Heads up: Sometimes status updates lag by a few minutes. Don’t panic if it’s not instant—give it a bit, then refresh.
Step 5: Train your team and refine the setup
Integrations fail when nobody uses them—or when they’re too complicated. Keep things simple.
- Run a quick walkthrough with your sales team. Show them the new button and what it does.
- Document the process in your team wiki or playbook. Screenshots help.
- Collect feedback after the first week. What’s clunky? What’s unclear?
- Tweak your fields and templates based on real usage, not what you guessed would work.
Pro tip: Resist the urge to automate every possible scenario. Nail down the main flow first, and only add more complexity as needed.
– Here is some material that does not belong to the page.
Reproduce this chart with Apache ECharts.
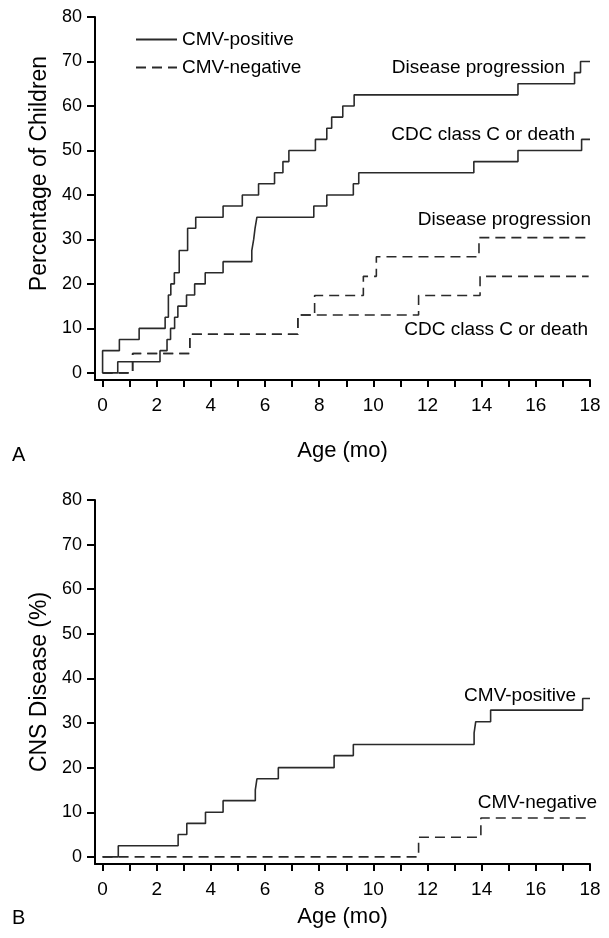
<!DOCTYPE html>
<html><head><meta charset="utf-8">
<script src="https://cdn.jsdelivr.net/npm/echarts@6/dist/echarts.min.js"></script>
<style>html,body{margin:0;padding:0;background:#fff}#c{width:609px;height:938px}</style>
</head><body><div id="c"></div>
<script>
// Axis ticks / labels
const ageTicks = [0,1,2,3,4,5,6,7,8,9,10,11,12,13,14,15,16,17,18];
const ageLabels = [0,2,4,6,8,10,12,14,16,18];
const pctLabels = [0,10,20,30,40,50,60,70,80];

// Panel A – CMV-positive, disease progression
const aPosProgT = [0, 0, 0.62, 1.35, 2.31, 2.43, 2.52, 2.65, 2.83, 3.14, 3.44, 4.45, 5.16, 5.76, 6.35, 6.66, 6.88, 7.86, 8.28, 8.46, 8.87, 9.29, 15.34, 17.43, 17.65, 18];
const aPosProgV = [0, 5, 7.5, 10, 12.5, 17.5, 20, 22.5, 27.5, 32.5, 35, 37.5, 40, 42.5, 45, 47.5, 50, 52.5, 55, 57.5, 60, 62.5, 65, 67.5, 70, 70];
// Panel A – CMV-positive, CDC class C or death
const aPosCdcT = [0, 0.56, 2.12, 2.38, 2.51, 2.66, 2.78, 3.10, 3.40, 3.79, 4.45, 5.51, 5.58, 5.63, 5.70, 7.80, 8.28, 9.26, 9.46, 13.71, 15.34, 17.69, 18];
const aPosCdcV = [0, 2.5, 5, 7.5, 10, 12.5, 15, 17.5, 20, 22.5, 25, 27.5, 30, 32.5, 35, 37.5, 40, 42.5, 45, 47.5, 50, 52.5, 52.5];
// Panel A – CMV-negative, disease progression
const aNegProgT = [0, 1.11, 3.22, 7.21, 7.83, 9.63, 10.11, 13.90, 18];
const aNegProgV = [0, 4.35, 8.7, 13.0, 17.4, 21.7, 26.1, 30.4, 30.4];
// Panel A – CMV-negative, CDC class C or death
const aNegCdcT = [0, 1.11, 3.22, 7.21, 11.67, 13.94, 17.95];
const aNegCdcV = [0, 4.35, 8.7, 13.0, 17.4, 21.7, 21.7];

// Panel B – CNS disease
const bPosT = [0, 0.58, 2.79, 3.11, 3.80, 4.45, 5.64, 5.70, 6.49, 8.55, 9.26, 13.72, 13.78, 14.33, 17.73, 18];
const bPosV = [0, 2.5, 5, 7.5, 10, 12.6, 15, 17.5, 20, 22.7, 25.2, 27.8, 30.3, 32.9, 35.5, 35.5];
const bNegT = [0, 11.67, 13.97, 17.9];
const bNegV = [0, 4.4, 8.7, 8.7];

const zip = (t, v) => t.map((x, i) => [x, v[i]]);

const FONT = 'Liberation Sans, Arial, Helvetica, sans-serif';
const LINE = '#2a2a2a';

function xAxis(gi, gap) {
  return {
    gridIndex: gi, type: 'value', min: -0.28, max: 18,
    axisLine: {show: true, onZero: false, lineStyle: {color: '#000', width: 2}},
    axisTick: {show: true, customValues: ageTicks, length: 7, lineStyle: {color: '#000', width: 2}},
    axisLabel: {customValues: ageLabels, fontSize: 19, color: '#000', margin: 16, fontFamily: FONT},
    splitLine: {show: false},
    name: 'Age (mo)', nameLocation: 'middle', nameGap: gap,
    nameTextStyle: {fontSize: 22, color: '#000', fontFamily: FONT}
  };
}
function yAxis(gi, name, shift) {
  return {
    gridIndex: gi, type: 'value', min: -1.6, max: 80,
    axisLine: {show: true, onZero: false, lineStyle: {color: '#000', width: 2}},
    axisTick: {show: true, customValues: pctLabels, length: 8, lineStyle: {color: '#000', width: 2}},
    axisLabel: {customValues: pctLabels, fontSize: 18, color: '#000', margin: 13, fontFamily: FONT},
    splitLine: {show: false},
    name: name, nameLocation: 'middle', nameGap: 44,
    nameTextStyle: {fontSize: 23, color: '#000', fontFamily: FONT, padding: [0, 0, 0, shift]}
  };
}
function km(name, gi, data, dashed) {
  return {
    name: name, type: 'line', step: 'end', xAxisIndex: gi, yAxisIndex: gi,
    data: data, symbol: 'none', silent: true,
    lineStyle: {color: LINE, width: 1.6, type: dashed ? [10, 6] : 'solid'},
    itemStyle: {color: LINE}
  };
}
function label(text, right, cy) {
  return {type: 'text', style: {text: text, x: right, y: cy, align: 'right', textAlign: 'right',
    verticalAlign: 'middle', textVerticalAlign: 'middle', fill: '#000', font: '19px ' + FONT}};
}
function plain(text, x, cy, size) {
  return {type: 'text', style: {text: text, x: x, y: cy, align: 'left', textAlign: 'left',
    verticalAlign: 'middle', textVerticalAlign: 'middle', fill: '#000', font: size + 'px ' + FONT}};
}

const chart = echarts.init(document.getElementById('c'), null, {renderer: 'canvas'});
chart.setOption({
  animation: false,
  backgroundColor: '#fff',
  grid: [
    {left: 95, right: 19, top: 17, height: 363},
    {left: 95, right: 19, top: 500, height: 364}
  ],
  xAxis: [xAxis(0, 60), xAxis(1, 42)],
  yAxis: [yAxis(0, 'Percentage of Children', 50), yAxis(1, 'CNS Disease (%)', 0)],
  legend: {
    data: ['CMV-positive', 'CMV-negative'], orient: 'vertical', left: 130, top: 25,
    itemWidth: 41, itemHeight: 14, itemGap: 9, selectedMode: false,
    itemStyle: {color: 'rgba(0,0,0,0)', borderWidth: 0, opacity: 0},
    textStyle: {fontSize: 19, color: '#000', fontFamily: FONT}
  },
  series: [
    km('CMV-positive', 0, zip(aPosProgT, aPosProgV), false),
    km('CMV-positive', 0, zip(aPosCdcT, aPosCdcV), false),
    km('CMV-negative', 0, zip(aNegProgT, aNegProgV), true),
    km('CMV-negative', 0, zip(aNegCdcT, aNegCdcV), true),
    km('CMV-positive', 1, zip(bPosT, bPosV), false),
    km('CMV-negative', 1, zip(bNegT, bNegV), true)
  ],
  graphic: [
    label('Disease progression', 565, 68),
    label('CDC class C or death', 575, 135),
    label('Disease progression', 591, 220),
    label('CDC class C or death', 588, 330),
    label('CMV-positive', 576, 696),
    label('CMV-negative', 597, 803),
    plain('A', 12, 455, 20),
    plain('B', 12, 918, 20)
  ]
});
</script>
</body></html>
What works, what doesn’t, and what to skip
What works well: - Pulling clean, up-to-date data from Salesforce into contracts - Keeping contract status visible in Salesforce - Cutting admin time for sales and legal
Where it falls short: - Bulk contract creation is awkward—do it for 1:1 deals, not mass mailings - Complex approval chains? You may still need some manual steps, especially if legal wants to review every contract - Reporting in Juro is basic; for advanced insights, you’ll still rely on Salesforce reports
What to skip: - Don’t try to automate every contract type out of the gate. Start with your high-volume, low-complexity deals. - Don’t give everyone access “just in case.” Keep permissions tight to avoid confusion and mistakes.
Wrapping up: Keep it simple, iterate as you go
Connecting Juro and Salesforce can actually save you time—if you keep the setup simple and focus on your main sales contract flow first. Don’t get lured into automating every possible scenario from day one. Get the basics working, test with real users, and tweak as you learn.
Remember: Integrations are supposed to make life easier, not harder. If it feels like you’re overcomplicating things, you probably are. Start small, stay practical, and build from there.